=== Data ===
——

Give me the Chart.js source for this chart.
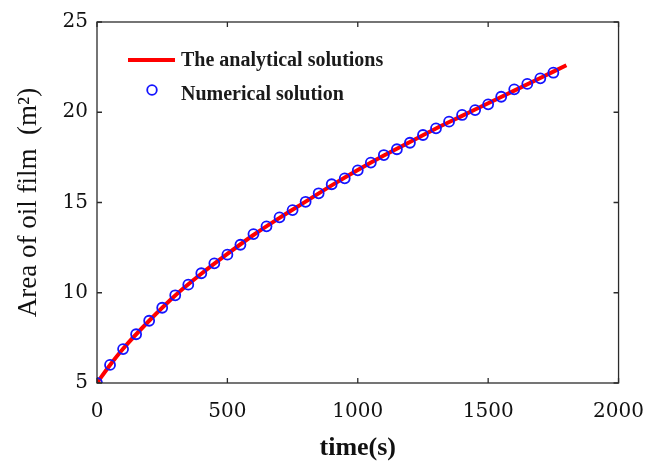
<!DOCTYPE html>
<html>
<head>
<meta charset="utf-8">
<script src="https://cdn.jsdelivr.net/npm/chart.js@4/dist/chart.umd.min.js"></script>
<style>
  html, body { margin: 0; padding: 0; background: #ffffff; }
  #wrap { width: 661px; height: 461px; position: relative; }
</style>
</head>
<body>
<div id="wrap"><canvas id="c" width="661" height="461"></canvas></div>
<script>
// ---- data ----
const numTime = [0, 50, 100, 150, 200, 250, 300, 350, 400, 450, 500, 550, 600, 650, 700, 750, 800, 850, 900, 950, 1000, 1050, 1100, 1150, 1200, 1250, 1300, 1350, 1400, 1450, 1500, 1550, 1600, 1650, 1700, 1750];
const numArea = [5.0, 6.0, 6.88, 7.7, 8.45, 9.17, 9.86, 10.45, 11.08, 11.63, 12.11, 12.66, 13.25, 13.68, 14.18, 14.58, 15.04, 15.51, 16.01, 16.34, 16.78, 17.21, 17.63, 17.95, 18.31, 18.74, 19.11, 19.48, 19.85, 20.12, 20.44, 20.86, 21.27, 21.57, 21.88, 22.19];
const anaTime = [0, 50, 100, 200, 300, 400, 500, 600, 700, 800, 900, 1000, 1100, 1200, 1300, 1400, 1500, 1600, 1700, 1800];
const anaArea = [5.0, 6.0, 6.9, 8.45, 9.85, 11.05, 12.15, 13.2, 14.15, 15.05, 15.95, 16.8, 17.6, 18.35, 19.1, 19.8, 20.5, 21.2, 21.9, 22.6];
const xTicks = [0, 500, 1000, 1500, 2000];
const yTicks = [5, 10, 15, 20, 25];
const legendLabels = ['The analytical solutions', 'Numerical solution'];
const xTitle = 'time(s)';
const yTitle = 'Area of oil film  (m²)';

const RED = '#ff0000';
const BLUE = '#1414ff';
const FRAME = '#2b2b2b';

const framePlugin = {
  id: 'frame',
  afterDraw(chart) {
    const ctx = chart.ctx;
    const a = chart.chartArea;
    const xs = chart.scales.x, ys = chart.scales.y;
    ctx.save();
    ctx.strokeStyle = FRAME;
    ctx.lineWidth = 1.3;
    ctx.strokeRect(a.left, a.top, a.right - a.left, a.bottom - a.top);
    const tl = 5;
    ctx.beginPath();
    xTicks.forEach(v => {
      const px = xs.getPixelForValue(v);
      ctx.moveTo(px, a.bottom); ctx.lineTo(px, a.bottom - tl);
      ctx.moveTo(px, a.top); ctx.lineTo(px, a.top + tl);
    });
    yTicks.forEach(v => {
      const py = ys.getPixelForValue(v);
      ctx.moveTo(a.left, py); ctx.lineTo(a.left + tl, py);
      ctx.moveTo(a.right, py); ctx.lineTo(a.right - tl, py);
    });
    ctx.stroke();

    // legend (inside plot, top-left)
    ctx.font = 'bold 20px "Liberation Serif"';
    ctx.fillStyle = '#1a1a1a';
    ctx.textBaseline = 'middle';
    ctx.textAlign = 'left';
    ctx.strokeStyle = RED;
    ctx.lineWidth = 4;
    ctx.beginPath();
    ctx.moveTo(128, 60); ctx.lineTo(175, 60);
    ctx.stroke();
    ctx.fillText(legendLabels[0], 181, 61);
    ctx.strokeStyle = BLUE;
    ctx.lineWidth = 1.8;
    ctx.beginPath();
    ctx.arc(152, 90, 4.8, 0, Math.PI * 2);
    ctx.stroke();
    ctx.fillText(legendLabels[1], 181, 95);
    ctx.restore();
  }
};

new Chart(document.getElementById('c'), {
  type: 'scatter',
  data: {
    datasets: [
      {
        label: legendLabels[1],
        data: numTime.map((t, i) => ({x: t, y: numArea[i]})),
        showLine: false,
        pointStyle: 'circle',
        pointRadius: 5,
        pointBorderWidth: 1.8,
        pointBorderColor: BLUE,
        pointBackgroundColor: 'rgba(0,0,0,0)'
      },
      {
        label: legendLabels[0],
        data: anaTime.map((t, i) => ({x: t, y: anaArea[i]})),
        showLine: true,
        borderColor: RED,
        borderWidth: 4,
        pointRadius: 0,
        cubicInterpolationMode: 'monotone',
        fill: false
      }
    ]
  },
  options: {
    responsive: false,
    animation: false,
    devicePixelRatio: 1,
    layout: { padding: { left: 0, right: 40, top: 22, bottom: 0 } },
    plugins: { legend: { display: false }, tooltip: { enabled: false } },
    scales: {
      x: {
        type: 'linear', min: 0, max: 2000,
        afterBuildTicks(s) { s.ticks = xTicks.map(v => ({value: v})); },
        afterFit(s) { s.height = 78; },
        grid: { display: false, drawTicks: false },
        border: { display: false },
        ticks: { padding: 17, color: '#111', font: { family: 'DejaVu Serif', size: 20 }, maxRotation: 0, callback: v => String(v) },
        title: { display: true, text: xTitle, color: '#111', font: { family: 'Liberation Serif', size: 26, weight: 'bold' }, padding: { top: 0, bottom: -3 } }
      },
      y: {
        type: 'linear', min: 5, max: 25,
        afterBuildTicks(s) { s.ticks = yTicks.map(v => ({value: v})); },
        afterFit(s) { s.width = 97; },
        grid: { display: false, drawTicks: false },
        border: { display: false },
        ticks: { padding: 9, color: '#111', font: { family: 'DejaVu Serif', size: 20 }, callback: v => String(v) },
        title: { display: true, text: yTitle, color: '#111', font: { family: 'Liberation Serif', size: 27, weight: 'normal' }, padding: { top: 13, bottom: 0 } }
      }
    }
  },
  plugins: [framePlugin]
});
</script>
</body>
</html>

——

=== What is required ===
Leave out the pictures and retype every line above exactly.

=== Answer below ===
Give me the Chart.js source for this chart.
<!DOCTYPE html>
<html>
<head>
<meta charset="utf-8">
<script src="https://cdn.jsdelivr.net/npm/chart.js@4/dist/chart.umd.min.js"></script>
<style>
  html, body { margin: 0; padding: 0; background: #ffffff; }
  #wrap { width: 661px; height: 461px; position: relative; }
</style>
</head>
<body>
<div id="wrap"><canvas id="c" width="661" height="461"></canvas></div>
<script>
// ---- data ----
const numTime = [0, 50, 100, 150, 200, 250, 300, 350, 400, 450, 500, 550, 600, 650, 700, 750, 800, 850, 900, 950, 1000, 1050, 1100, 1150, 1200, 1250, 1300, 1350, 1400, 1450, 1500, 1550, 1600, 1650, 1700, 1750];
const numArea = [5.0, 6.0, 6.88, 7.7, 8.45, 9.17, 9.86, 10.45, 11.08, 11.63, 12.11, 12.66, 13.25, 13.68, 14.18, 14.58, 15.04, 15.51, 16.01, 16.34, 16.78, 17.21, 17.63, 17.95, 18.31, 18.74, 19.11, 19.48, 19.85, 20.12, 20.44, 20.86, 21.27, 21.57, 21.88, 22.19];
const anaTime = [0, 50, 100, 200, 300, 400, 500, 600, 700, 800, 900, 1000, 1100, 1200, 1300, 1400, 1500, 1600, 1700, 1800];
const anaArea = [5.0, 6.0, 6.9, 8.45, 9.85, 11.05, 12.15, 13.2, 14.15, 15.05, 15.95, 16.8, 17.6, 18.35, 19.1, 19.8, 20.5, 21.2, 21.9, 22.6];
const xTicks = [0, 500, 1000, 1500, 2000];
const yTicks = [5, 10, 15, 20, 25];
const legendLabels = ['The analytical solutions', 'Numerical solution'];
const xTitle = 'time(s)';
const yTitle = 'Area of oil film  (m²)';

const RED = '#ff0000';
const BLUE = '#1414ff';
const FRAME = '#2b2b2b';

const framePlugin = {
  id: 'frame',
  afterDraw(chart) {
    const ctx = chart.ctx;
    const a = chart.chartArea;
    const xs = chart.scales.x, ys = chart.scales.y;
    ctx.save();
    ctx.strokeStyle = FRAME;
    ctx.lineWidth = 1.3;
    ctx.strokeRect(a.left, a.top, a.right - a.left, a.bottom - a.top);
    const tl = 5;
    ctx.beginPath();
    xTicks.forEach(v => {
      const px = xs.getPixelForValue(v);
      ctx.moveTo(px, a.bottom); ctx.lineTo(px, a.bottom - tl);
      ctx.moveTo(px, a.top); ctx.lineTo(px, a.top + tl);
    });
    yTicks.forEach(v => {
      const py = ys.getPixelForValue(v);
      ctx.moveTo(a.left, py); ctx.lineTo(a.left + tl, py);
      ctx.moveTo(a.right, py); ctx.lineTo(a.right - tl, py);
    });
    ctx.stroke();

    // legend (inside plot, top-left)
    ctx.font = 'bold 20px "Liberation Serif"';
    ctx.fillStyle = '#1a1a1a';
    ctx.textBaseline = 'middle';
    ctx.textAlign = 'left';
    ctx.strokeStyle = RED;
    ctx.lineWidth = 4;
    ctx.beginPath();
    ctx.moveTo(128, 60); ctx.lineTo(175, 60);
    ctx.stroke();
    ctx.fillText(legendLabels[0], 181, 61);
    ctx.strokeStyle = BLUE;
    ctx.lineWidth = 1.8;
    ctx.beginPath();
    ctx.arc(152, 90, 4.8, 0, Math.PI * 2);
    ctx.stroke();
    ctx.fillText(legendLabels[1], 181, 95);
    ctx.restore();
  }
};

new Chart(document.getElementById('c'), {
  type: 'scatter',
  data: {
    datasets: [
      {
        label: legendLabels[1],
        data: numTime.map((t, i) => ({x: t, y: numArea[i]})),
        showLine: false,
        pointStyle: 'circle',
        pointRadius: 5,
        pointBorderWidth: 1.8,
        pointBorderColor: BLUE,
        pointBackgroundColor: 'rgba(0,0,0,0)'
      },
      {
        label: legendLabels[0],
        data: anaTime.map((t, i) => ({x: t, y: anaArea[i]})),
        showLine: true,
        borderColor: RED,
        borderWidth: 4,
        pointRadius: 0,
        cubicInterpolationMode: 'monotone',
        fill: false
      }
    ]
  },
  options: {
    responsive: false,
    animation: false,
    devicePixelRatio: 1,
    layout: { padding: { left: 0, right: 40, top: 22, bottom: 0 } },
    plugins: { legend: { display: false }, tooltip: { enabled: false } },
    scales: {
      x: {
        type: 'linear', min: 0, max: 2000,
        afterBuildTicks(s) { s.ticks = xTicks.map(v => ({value: v})); },
        afterFit(s) { s.height = 78; },
        grid: { display: false, drawTicks: false },
        border: { display: false },
        ticks: { padding: 17, color: '#111', font: { family: 'DejaVu Serif', size: 20 }, maxRotation: 0, callback: v => String(v) },
        title: { display: true, text: xTitle, color: '#111', font: { family: 'Liberation Serif', size: 26, weight: 'bold' }, padding: { top: 0, bottom: -3 } }
      },
      y: {
        type: 'linear', min: 5, max: 25,
        afterBuildTicks(s) { s.ticks = yTicks.map(v => ({value: v})); },
        afterFit(s) { s.width = 97; },
        grid: { display: false, drawTicks: false },
        border: { display: false },
        ticks: { padding: 9, color: '#111', font: { family: 'DejaVu Serif', size: 20 }, callback: v => String(v) },
        title: { display: true, text: yTitle, color: '#111', font: { family: 'Liberation Serif', size: 27, weight: 'normal' }, padding: { top: 13, bottom: 0 } }
      }
    }
  },
  plugins: [framePlugin]
});
</script>
</body>
</html>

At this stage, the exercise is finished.